#### [Record list]
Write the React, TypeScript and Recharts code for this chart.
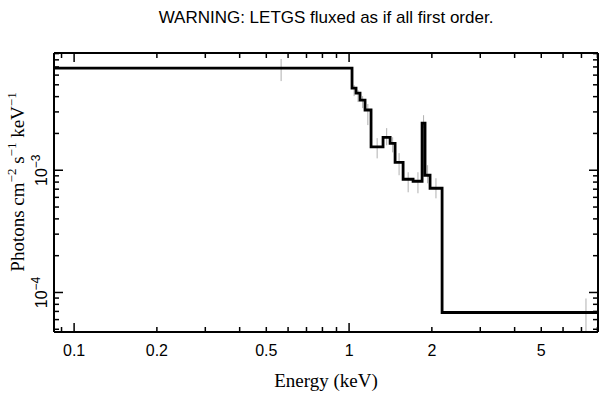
import { ComposedChart, Line, Scatter, ErrorBar, XAxis, YAxis } from "recharts";

// histogram bins: left edge (keV) and flux (photons cm^-2 s^-1 keV^-1)
const binLo = [0.0845, 1.025, 1.06, 1.096, 1.143, 1.202, 1.329, 1.41, 1.47, 1.572, 1.709, 1.843, 1.889, 1.97, 2.179];
const flux = [6.85e-3, 4.7e-3, 4.27e-3, 3.75e-3, 3.11e-3, 1.55e-3, 1.86e-3, 1.66e-3, 1.16e-3, 8.44e-4, 8.13e-4, 2.43e-3, 9.1e-4, 7.12e-4, 6.86e-5];
const lastEdge = 8.04;

// error bars (bin centre, lower, upper)
const errE = [0.566, 1.043, 1.078, 1.12, 1.17, 1.265, 1.37, 1.44, 1.52, 1.64, 1.78, 1.866, 1.93, 2.07, 7.27];
const errLo = [5.36e-3, 4.04e-3, 3.61e-3, 3.22e-3, 2.34e-3, 1.25e-3, 1.6e-3, 1.4e-3, 9.1e-4, 6.6e-4, 6.48e-4, 2.21e-3, 7.82e-4, 5.89e-4, 4.75e-5];
const errHi = [8.13e-3, 4.97e-3, 4.52e-3, 4.04e-3, 3.48e-3, 1.83e-3, 2.21e-3, 1.86e-3, 1.38e-3, 9.63e-4, 9.63e-4, 2.82e-3, 1.1e-3, 8.6e-4, 8.93e-5];

const xTicks = [0.09, 0.1, 0.2, 0.3, 0.4, 0.5, 0.6, 0.7, 0.8, 0.9, 1, 2, 3, 4, 5, 6, 7, 8];
const xLabels = [0.1, 0.2, 0.5, 1, 2, 5];
const xMajor = [0.1, 1];
const yTicks = [5e-5, 6e-5, 7e-5, 8e-5, 9e-5, 1e-4, 2e-4, 3e-4, 4e-4, 5e-4, 6e-4, 7e-4, 8e-4, 9e-4, 1e-3, 2e-3, 3e-3, 4e-3, 5e-3, 6e-3, 7e-3, 8e-3, 9e-3];
const yLabels: [number, string][] = [[1e-4, "−4"], [1e-3, "−3"]];
const yMajor = [1e-4, 1e-3];

const xDomain = [0.0845, 8.04];
const yDomain = [4.75e-5, 9.1e-3];

const lineData = [...binLo.map((e, i) => ({ e, f: flux[i] })), { e: lastEdge, f: flux[flux.length - 1] }];
const errData = errE.map((e, i) => ({ e, f: errLo[i], err: [0, errHi[i] - errLo[i]] }));

const sans = "'Liberation Sans', Arial, sans-serif";
const serif = "'Liberation Serif', 'Times New Roman', serif";

const isIn = (arr: number[], v: number) => arr.some((a) => Math.abs(a - v) < 1e-9 * Math.max(1, a));

function XTick(props: any) {
  const { x, y, payload, side } = props;
  const v = payload.value;
  const len = isIn(xMajor, v) ? 9 : 5;
  const dir = side === "top" ? 1 : -1;
  return (
    <g>
      <line x1={x} x2={x} y1={y} y2={y + dir * len} stroke="#000" strokeWidth={1.5} />
      {side !== "top" && isIn(xLabels, v) && (
        <text x={x} y={y + 24} textAnchor="middle" fontFamily={sans} fontSize={16} fill="#000">
          {String(v)}
        </text>
      )}
    </g>
  );
}

function YTick(props: any) {
  const { x, y, payload, side } = props;
  const v = payload.value;
  const len = yMajor.some((m) => Math.abs(m - v) < 1e-12) ? 9 : 5;
  const dir = side === "right" ? -1 : 1;
  const lab = yLabels.find((l) => Math.abs(l[0] - v) < 1e-12);
  return (
    <g>
      <line x1={x} x2={x + dir * len} y1={y} y2={y} stroke="#000" strokeWidth={1.5} />
      {side !== "right" && lab && (
        <text
          x={x - 7}
          y={y}
          transform={`rotate(-90, ${x - 7}, ${y})`}
          textAnchor="middle"
          fontFamily={sans}
          fontSize={16}
          fill="#000"
        >
          10
          <tspan dy={-7} fontSize={12}>
            {lab[1]}
          </tspan>
        </text>
      )}
    </g>
  );
}

export default function App() {
  return (
    <div style={{ position: "absolute", left: 0, top: 0, width: 609, height: 399, background: "#fff" }}>
      <div
        style={{
          position: "absolute",
          top: 8,
          left: 0,
          width: 652,
          textAlign: "center",
          fontFamily: sans,
          fontSize: 17,
          color: "#000",
        }}
      >
        WARNING: LETGS fluxed as if all first order.
      </div>
      <ComposedChart width={609} height={399} margin={{ top: 52, right: 10, bottom: 0, left: 0 }}>
        <XAxis
          xAxisId={0}
          dataKey="e"
          type="number"
          scale="log"
          domain={xDomain}
          allowDataOverflow
          ticks={xTicks}
          interval={0}
          height={67}
          tickSize={0}
          tickMargin={0}
          axisLine={{ stroke: "#000", strokeWidth: 2 }}
          tick={<XTick side="bottom" />}
          label={{
            content: () => (
              <text x={326} y={387} textAnchor="middle" fontFamily={serif} fontSize={19} fill="#000">
                Energy (keV)
              </text>
            ),
          }}
        />
        <XAxis
          xAxisId="top"
          orientation="top"
          dataKey="e"
          type="number"
          scale="log"
          domain={xDomain}
          allowDataOverflow
          ticks={xTicks}
          interval={0}
          height={1}
          tickSize={0}
          tickMargin={0}
          axisLine={{ stroke: "#000", strokeWidth: 2 }}
          tick={<XTick side="top" />}
        />
        <YAxis
          yAxisId={0}
          dataKey="f"
          type="number"
          scale="log"
          domain={yDomain}
          allowDataOverflow
          ticks={yTicks}
          interval={0}
          width={54}
          tickSize={0}
          tickMargin={0}
          axisLine={{ stroke: "#000", strokeWidth: 2 }}
          tick={<YTick side="left" />}
          label={{
            content: () => (
              <text
                x={24}
                y={182}
                transform="rotate(-90, 24, 182)"
                textAnchor="middle"
                fontFamily={serif}
                fontSize={19}
                fill="#000"
              >
                Photons cm
                <tspan dy={-8} fontSize={13}>−2</tspan>
                <tspan dy={8}> s</tspan>
                <tspan dy={-8} fontSize={13}>−1</tspan>
                <tspan dy={8}> keV</tspan>
                <tspan dy={-8} fontSize={13}>−1</tspan>
              </text>
            ),
          }}
        />
        <YAxis
          yAxisId="right"
          orientation="right"
          dataKey="f"
          type="number"
          scale="log"
          domain={yDomain}
          allowDataOverflow
          ticks={yTicks}
          interval={0}
          width={1}
          tickSize={0}
          tickMargin={0}
          axisLine={{ stroke: "#000", strokeWidth: 2 }}
          tick={<YTick side="right" />}
        />
        <Scatter
          data={errData}
          dataKey="f"
          xAxisId={0}
          yAxisId={0}
          shape={() => null}
          isAnimationActive={false}
        >
          <ErrorBar dataKey="err" direction="y" width={0} stroke="#b0b0b0" strokeWidth={1} isAnimationActive={false} />
        </Scatter>
        <Line
          data={lineData}
          dataKey="f"
          xAxisId="top"
          yAxisId="right"
          stroke="none"
          dot={false}
          legendType="none"
          isAnimationActive={false}
        />
        <Line
          data={lineData}
          dataKey="f"
          xAxisId={0}
          yAxisId={0}
          type="stepAfter"
          stroke="#000"
          strokeWidth={2.8}
          dot={false}
          isAnimationActive={false}
        />
      </ComposedChart>
    </div>
  );
}
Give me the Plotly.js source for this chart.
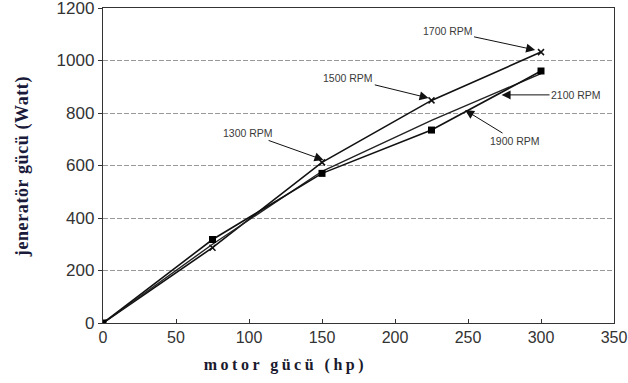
<!DOCTYPE html>
<html>
<head>
<meta charset="utf-8">
<script src="https://cdn.plot.ly/plotly-3.0.1.min.js"></script>
<style>
html,body{margin:0;padding:0;background:#fff;}
#chart{width:628px;height:383px;}
g.annotation[data-index="5"] text{letter-spacing:3.5px;}
g.annotation[data-index="6"] text{letter-spacing:0.6px;}
</style>
</head>
<body>
<div id="chart"></div>
<script>
// motor power (hp)
const motorPower = [0, 75, 150, 225, 300];
// generator power (W) for each speed line
const rpm1700 = [0, 287, 612, 848, 1032];
const rpm1900 = [0, 300, 578, 772, 950];
const rpm2100 = [0, 318, 570, 735, 960];

// label annotations: text, arrow head point (x,y), text point (x,y)
const labelTexts = ['1700 RPM', '1500 RPM', '1300 RPM', '2100 RPM', '1900 RPM'];
const labelHeadX = [296, 223, 151, 273, 248];
const labelHeadY = [1040, 857, 621, 869, 811];
const labelTextX = [236, 168, 99, 324, 282];
const labelTextY = [1112, 932, 724, 869, 695];

const xTicks = [0, 50, 100, 150, 200, 250, 300, 350];
const yTicks = [0, 200, 400, 600, 800, 1000, 1200];

const xTitle = 'motor gücü (hp)';
const yTitle = 'jeneratör gücü (Watt)';

const traces = [
  {x: motorPower, y: rpm1700, mode: 'lines+markers', name: '1700 RPM',
   line: {color: '#111', width: 1.6},
   marker: {symbol: 'x-thin', size: 6, color: '#111', line: {color: '#111', width: 1.5}}},
  {x: motorPower, y: rpm1900, mode: 'lines', name: '1900 RPM',
   line: {color: '#222', width: 1.4}},
  {x: motorPower, y: rpm2100, mode: 'lines+markers', name: '2100 RPM',
   line: {color: '#111', width: 1.6},
   marker: {symbol: 'square', size: 7, color: '#000'}}
];

const annotations = labelTexts.map((t, i) => ({
  x: labelHeadX[i], y: labelHeadY[i], xref: 'x', yref: 'y',
  ax: labelTextX[i], ay: labelTextY[i], axref: 'x', ayref: 'y',
  text: t, showarrow: true, arrowhead: 2, arrowsize: 1.8, arrowwidth: 1,
  arrowcolor: '#111', font: {family: 'Liberation Sans, Arial', size: 10.5, color: '#3a3a3a'}
}));
annotations.push({
  text: xTitle, xref: 'paper', yref: 'paper', x: 0.358, y: -0.133,
  xanchor: 'center', yanchor: 'middle', showarrow: false,
  font: {family: 'Liberation Serif, Times New Roman', size: 16, color: '#1a1a2e', weight: 'bold'}
});
annotations.push({
  text: yTitle, xref: 'paper', yref: 'paper', x: -0.159, y: 0.498,
  xanchor: 'center', yanchor: 'middle', showarrow: false, textangle: -90,
  font: {family: 'Liberation Serif, Times New Roman', size: 18, color: '#1a1a3a', weight: 'bold'}
});

const layout = {
  width: 628, height: 383,
  margin: {l: 103, r: 14, t: 8, b: 60},
  paper_bgcolor: '#fff', plot_bgcolor: '#fff',
  showlegend: false,
  annotations: annotations,
  xaxis: {
    range: [0, 350], tickvals: xTicks, ticktext: xTicks.map(String),
    showgrid: false, zeroline: false, ticklabeloverflow: 'allow',
    showline: true, linecolor: '#333', linewidth: 1.2, mirror: true,
    ticks: 'inside', ticklen: 4, tickcolor: '#333',
    tickfont: {family: 'Liberation Sans, Arial', size: 16, color: '#333'}
  },
  yaxis: {
    range: [0, 1200], tickvals: yTicks, ticktext: yTicks.map(String),
    showgrid: true, gridcolor: '#999', gridwidth: 1, griddash: '5px,2px',
    zeroline: false, ticklabeloverflow: 'allow',
    showline: true, linecolor: '#333', linewidth: 1.2, mirror: true,
    ticks: 'outside', ticklen: 4, tickcolor: '#333',
    tickfont: {family: 'Liberation Sans, Arial', size: 17, color: '#333'}
  }
};

Plotly.newPlot('chart', traces, layout, {displayModeBar: false, staticPlot: true});
</script>
</body>
</html>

#### [Stated goal]
Go back to the entries above and restate word for word every line from the first through the one that contains "ErrorBar, XAxis, YAxis", leaving the pictures behind.

#### [Response to this exercise]
Write the React, TypeScript and Recharts code for this chart.
import { ComposedChart, Line, Scatter, ErrorBar, XAxis, YAxis } from "recharts";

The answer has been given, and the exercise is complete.